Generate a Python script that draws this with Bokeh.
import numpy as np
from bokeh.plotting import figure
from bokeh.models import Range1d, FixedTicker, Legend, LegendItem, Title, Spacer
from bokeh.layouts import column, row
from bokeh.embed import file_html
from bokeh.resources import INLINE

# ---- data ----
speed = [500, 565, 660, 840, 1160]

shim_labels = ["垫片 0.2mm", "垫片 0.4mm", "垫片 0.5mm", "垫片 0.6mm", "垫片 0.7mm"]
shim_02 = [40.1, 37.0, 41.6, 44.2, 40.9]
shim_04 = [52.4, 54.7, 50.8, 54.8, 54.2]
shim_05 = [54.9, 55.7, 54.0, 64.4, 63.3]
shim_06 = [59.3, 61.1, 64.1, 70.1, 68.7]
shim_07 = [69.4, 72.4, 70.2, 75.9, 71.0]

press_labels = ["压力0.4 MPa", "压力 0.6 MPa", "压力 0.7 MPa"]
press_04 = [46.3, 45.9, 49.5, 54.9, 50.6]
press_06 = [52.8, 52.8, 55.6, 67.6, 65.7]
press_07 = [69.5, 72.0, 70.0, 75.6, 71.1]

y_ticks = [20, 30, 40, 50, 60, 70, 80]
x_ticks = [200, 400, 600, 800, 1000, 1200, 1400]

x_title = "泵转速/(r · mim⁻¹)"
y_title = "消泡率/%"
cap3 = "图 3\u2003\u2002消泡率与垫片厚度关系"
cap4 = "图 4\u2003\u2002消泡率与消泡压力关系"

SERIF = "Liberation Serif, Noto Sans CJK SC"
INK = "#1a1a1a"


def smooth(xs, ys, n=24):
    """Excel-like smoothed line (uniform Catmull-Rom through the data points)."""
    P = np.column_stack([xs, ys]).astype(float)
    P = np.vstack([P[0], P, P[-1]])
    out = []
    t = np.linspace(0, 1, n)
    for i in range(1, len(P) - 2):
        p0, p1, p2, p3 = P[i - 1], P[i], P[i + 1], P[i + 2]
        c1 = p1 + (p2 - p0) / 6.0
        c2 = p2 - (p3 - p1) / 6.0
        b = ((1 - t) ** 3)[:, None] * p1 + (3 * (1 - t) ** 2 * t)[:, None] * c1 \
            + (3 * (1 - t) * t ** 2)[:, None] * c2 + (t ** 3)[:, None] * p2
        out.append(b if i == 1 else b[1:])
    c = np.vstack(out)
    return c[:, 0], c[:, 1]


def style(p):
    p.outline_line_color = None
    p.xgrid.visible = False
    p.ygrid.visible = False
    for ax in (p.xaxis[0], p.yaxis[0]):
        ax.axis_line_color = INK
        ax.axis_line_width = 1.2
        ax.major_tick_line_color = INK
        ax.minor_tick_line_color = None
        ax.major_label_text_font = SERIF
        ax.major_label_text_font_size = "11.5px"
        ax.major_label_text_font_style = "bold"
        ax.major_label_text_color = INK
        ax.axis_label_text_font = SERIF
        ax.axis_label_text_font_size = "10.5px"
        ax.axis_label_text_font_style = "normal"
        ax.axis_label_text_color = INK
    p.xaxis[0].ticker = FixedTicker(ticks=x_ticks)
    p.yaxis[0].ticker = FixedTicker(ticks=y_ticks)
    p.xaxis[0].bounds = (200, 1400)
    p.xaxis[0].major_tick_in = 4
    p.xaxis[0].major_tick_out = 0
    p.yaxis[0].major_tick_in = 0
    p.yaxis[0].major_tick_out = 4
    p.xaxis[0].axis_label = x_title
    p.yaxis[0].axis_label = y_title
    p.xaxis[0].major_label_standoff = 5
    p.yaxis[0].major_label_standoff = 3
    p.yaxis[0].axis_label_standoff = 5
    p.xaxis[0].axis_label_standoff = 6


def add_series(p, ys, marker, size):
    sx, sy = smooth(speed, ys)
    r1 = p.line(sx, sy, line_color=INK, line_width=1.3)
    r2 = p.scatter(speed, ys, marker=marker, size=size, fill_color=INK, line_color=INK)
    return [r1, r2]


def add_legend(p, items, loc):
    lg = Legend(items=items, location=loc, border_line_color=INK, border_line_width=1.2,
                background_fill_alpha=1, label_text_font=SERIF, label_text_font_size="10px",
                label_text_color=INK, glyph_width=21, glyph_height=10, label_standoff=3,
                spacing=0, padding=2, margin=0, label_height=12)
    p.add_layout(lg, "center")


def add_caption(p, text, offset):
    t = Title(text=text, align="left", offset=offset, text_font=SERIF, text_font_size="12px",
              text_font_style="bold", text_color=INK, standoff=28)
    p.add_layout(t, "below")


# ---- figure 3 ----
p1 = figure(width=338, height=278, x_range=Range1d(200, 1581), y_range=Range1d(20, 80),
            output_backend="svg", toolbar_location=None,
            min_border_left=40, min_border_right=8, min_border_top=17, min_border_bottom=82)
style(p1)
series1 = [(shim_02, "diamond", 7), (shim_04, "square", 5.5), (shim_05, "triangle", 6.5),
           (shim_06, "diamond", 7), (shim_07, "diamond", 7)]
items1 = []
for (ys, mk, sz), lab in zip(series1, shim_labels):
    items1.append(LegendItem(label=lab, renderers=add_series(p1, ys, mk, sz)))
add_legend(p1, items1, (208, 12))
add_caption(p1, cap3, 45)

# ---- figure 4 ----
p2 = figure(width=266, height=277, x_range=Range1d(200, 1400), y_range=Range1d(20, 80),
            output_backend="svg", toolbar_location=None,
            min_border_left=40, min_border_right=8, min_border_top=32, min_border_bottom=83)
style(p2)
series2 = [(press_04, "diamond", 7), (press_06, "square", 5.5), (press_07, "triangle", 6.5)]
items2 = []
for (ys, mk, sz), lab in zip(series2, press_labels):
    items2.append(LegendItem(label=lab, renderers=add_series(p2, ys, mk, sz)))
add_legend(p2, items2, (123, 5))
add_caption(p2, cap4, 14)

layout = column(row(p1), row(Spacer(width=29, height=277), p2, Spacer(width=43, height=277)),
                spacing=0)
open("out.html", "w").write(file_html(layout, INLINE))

☆ ☆ ☆ ☆

--- Task prompt ---
Retype the listing. Match it exactly.

--- Written answer ---
Generate a Python script that draws this with Bokeh.
import numpy as np
from bokeh.plotting import figure
from bokeh.models import Range1d, FixedTicker, Legend, LegendItem, Title, Spacer
from bokeh.layouts import column, row
from bokeh.embed import file_html
from bokeh.resources import INLINE

# ---- data ----
speed = [500, 565, 660, 840, 1160]

shim_labels = ["垫片 0.2mm", "垫片 0.4mm", "垫片 0.5mm", "垫片 0.6mm", "垫片 0.7mm"]
shim_02 = [40.1, 37.0, 41.6, 44.2, 40.9]
shim_04 = [52.4, 54.7, 50.8, 54.8, 54.2]
shim_05 = [54.9, 55.7, 54.0, 64.4, 63.3]
shim_06 = [59.3, 61.1, 64.1, 70.1, 68.7]
shim_07 = [69.4, 72.4, 70.2, 75.9, 71.0]

press_labels = ["压力0.4 MPa", "压力 0.6 MPa", "压力 0.7 MPa"]
press_04 = [46.3, 45.9, 49.5, 54.9, 50.6]
press_06 = [52.8, 52.8, 55.6, 67.6, 65.7]
press_07 = [69.5, 72.0, 70.0, 75.6, 71.1]

y_ticks = [20, 30, 40, 50, 60, 70, 80]
x_ticks = [200, 400, 600, 800, 1000, 1200, 1400]

x_title = "泵转速/(r · mim⁻¹)"
y_title = "消泡率/%"
cap3 = "图 3\u2003\u2002消泡率与垫片厚度关系"
cap4 = "图 4\u2003\u2002消泡率与消泡压力关系"

SERIF = "Liberation Serif, Noto Sans CJK SC"
INK = "#1a1a1a"


def smooth(xs, ys, n=24):
    """Excel-like smoothed line (uniform Catmull-Rom through the data points)."""
    P = np.column_stack([xs, ys]).astype(float)
    P = np.vstack([P[0], P, P[-1]])
    out = []
    t = np.linspace(0, 1, n)
    for i in range(1, len(P) - 2):
        p0, p1, p2, p3 = P[i - 1], P[i], P[i + 1], P[i + 2]
        c1 = p1 + (p2 - p0) / 6.0
        c2 = p2 - (p3 - p1) / 6.0
        b = ((1 - t) ** 3)[:, None] * p1 + (3 * (1 - t) ** 2 * t)[:, None] * c1 \
            + (3 * (1 - t) * t ** 2)[:, None] * c2 + (t ** 3)[:, None] * p2
        out.append(b if i == 1 else b[1:])
    c = np.vstack(out)
    return c[:, 0], c[:, 1]


def style(p):
    p.outline_line_color = None
    p.xgrid.visible = False
    p.ygrid.visible = False
    for ax in (p.xaxis[0], p.yaxis[0]):
        ax.axis_line_color = INK
        ax.axis_line_width = 1.2
        ax.major_tick_line_color = INK
        ax.minor_tick_line_color = None
        ax.major_label_text_font = SERIF
        ax.major_label_text_font_size = "11.5px"
        ax.major_label_text_font_style = "bold"
        ax.major_label_text_color = INK
        ax.axis_label_text_font = SERIF
        ax.axis_label_text_font_size = "10.5px"
        ax.axis_label_text_font_style = "normal"
        ax.axis_label_text_color = INK
    p.xaxis[0].ticker = FixedTicker(ticks=x_ticks)
    p.yaxis[0].ticker = FixedTicker(ticks=y_ticks)
    p.xaxis[0].bounds = (200, 1400)
    p.xaxis[0].major_tick_in = 4
    p.xaxis[0].major_tick_out = 0
    p.yaxis[0].major_tick_in = 0
    p.yaxis[0].major_tick_out = 4
    p.xaxis[0].axis_label = x_title
    p.yaxis[0].axis_label = y_title
    p.xaxis[0].major_label_standoff = 5
    p.yaxis[0].major_label_standoff = 3
    p.yaxis[0].axis_label_standoff = 5
    p.xaxis[0].axis_label_standoff = 6


def add_series(p, ys, marker, size):
    sx, sy = smooth(speed, ys)
    r1 = p.line(sx, sy, line_color=INK, line_width=1.3)
    r2 = p.scatter(speed, ys, marker=marker, size=size, fill_color=INK, line_color=INK)
    return [r1, r2]


def add_legend(p, items, loc):
    lg = Legend(items=items, location=loc, border_line_color=INK, border_line_width=1.2,
                background_fill_alpha=1, label_text_font=SERIF, label_text_font_size="10px",
                label_text_color=INK, glyph_width=21, glyph_height=10, label_standoff=3,
                spacing=0, padding=2, margin=0, label_height=12)
    p.add_layout(lg, "center")


def add_caption(p, text, offset):
    t = Title(text=text, align="left", offset=offset, text_font=SERIF, text_font_size="12px",
              text_font_style="bold", text_color=INK, standoff=28)
    p.add_layout(t, "below")


# ---- figure 3 ----
p1 = figure(width=338, height=278, x_range=Range1d(200, 1581), y_range=Range1d(20, 80),
            output_backend="svg", toolbar_location=None,
            min_border_left=40, min_border_right=8, min_border_top=17, min_border_bottom=82)
style(p1)
series1 = [(shim_02, "diamond", 7), (shim_04, "square", 5.5), (shim_05, "triangle", 6.5),
           (shim_06, "diamond", 7), (shim_07, "diamond", 7)]
items1 = []
for (ys, mk, sz), lab in zip(series1, shim_labels):
    items1.append(LegendItem(label=lab, renderers=add_series(p1, ys, mk, sz)))
add_legend(p1, items1, (208, 12))
add_caption(p1, cap3, 45)

# ---- figure 4 ----
p2 = figure(width=266, height=277, x_range=Range1d(200, 1400), y_range=Range1d(20, 80),
            output_backend="svg", toolbar_location=None,
            min_border_left=40, min_border_right=8, min_border_top=32, min_border_bottom=83)
style(p2)
series2 = [(press_04, "diamond", 7), (press_06, "square", 5.5), (press_07, "triangle", 6.5)]
items2 = []
for (ys, mk, sz), lab in zip(series2, press_labels):
    items2.append(LegendItem(label=lab, renderers=add_series(p2, ys, mk, sz)))
add_legend(p2, items2, (123, 5))
add_caption(p2, cap4, 14)

layout = column(row(p1), row(Spacer(width=29, height=277), p2, Spacer(width=43, height=277)),
                spacing=0)
open("out.html", "w").write(file_html(layout, INLINE))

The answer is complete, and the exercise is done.